Одним из следствий этого было всеобщее возвышение промышленного труда и рабочих — особый политический актив для партий, претендующих представлять их. Левые, образованные мужчины и женщины среднего класса, смущенные своим социальным происхождением, могли смягчить свой дискомфорт, отдавшись в объятия коммунизма. Но даже если они не заходили так далеко, чтобы присоединиться к партии, многие художники, особенно во Франции и Италии, «пресмыкались перед пролетариатом» (Артур Кестлер) и превозносили «революционный рабочий класс» (обычно изображаемый в духе соцреализма/фашизма суровыми жилистыми мужчинами), почти до культового статуса.
Хотя это явление было общеевропейским по своим масштабам и выходило за рамки коммунистической политики (самым известным интеллектуальным выразителем «рабочего движения» в Европе был Жан-Поль Сартр, который так никогда и не вступил во французскую коммунистическую партию), именно в Восточной Европе такие настроения имели реальные последствия. Студенты, преподаватели, писатели и художники из Англии, Франции, Германии и других стран, стекались в (дораскольническую) Югославию), чтобы, засучив рукава, работать на восстановлении железных дорог. В августе 1947 года Итало Кальвино с энтузиазмом писал о молодых добровольцах из Италии, которые похожим образом работали в Чехословакии. Преданность новому началу, поклонение реальному или воображаемому сообществу рабочих, восхищение Советами (и их всепобеждающей Красной Армией) отделяли молодое послевоенное поколение от его социальных корней и национального прошлого.

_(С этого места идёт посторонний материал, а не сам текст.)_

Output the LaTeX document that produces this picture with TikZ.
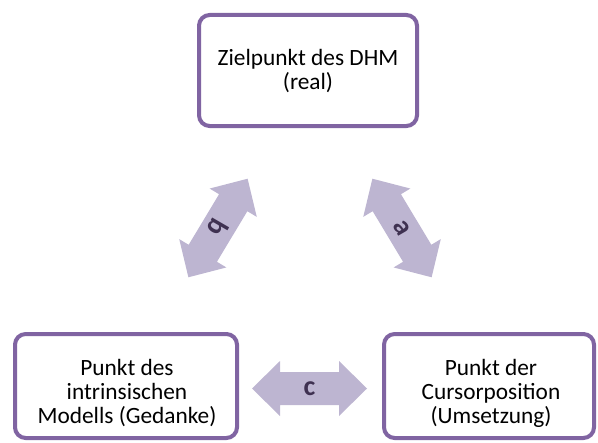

Решение стать коммунистом (или «марксистом», что в то время обычно означало коммуниста) обычно принималось в молодом возрасте. Людек Пахман[78]
, чех, писал так: «Я стал марксистом в 1943 году. Мне было девятнадцать лет, и осознание того, что я все понял и все мог объяснить, очаровывало меня, так же как и осознание, что я мог выступить вместе с пролетариями всего мира — сначала против Гитлера, а затем против международной буржуазии». Даже такие, как Чеслав Милош[79], который не был ослеплен прелестями коммунистической догмы, недвусмысленно приветствовали коммунистические социальные реформы: «Я был рад видеть, что полуфеодальная структура Польши окончательно разрушена, университеты открыты для молодых рабочих и крестьян, проведена аграрная реформа и страна наконец встала на путь индустриализации». Как заметил Милован Джилас, вспоминая свой личный опыт в качестве ближайшего помощника Тито: «Тоталитаризм вначале — это энтузиазм и убежденность; только позже он становится организацией, авторитетом, карьеризмом».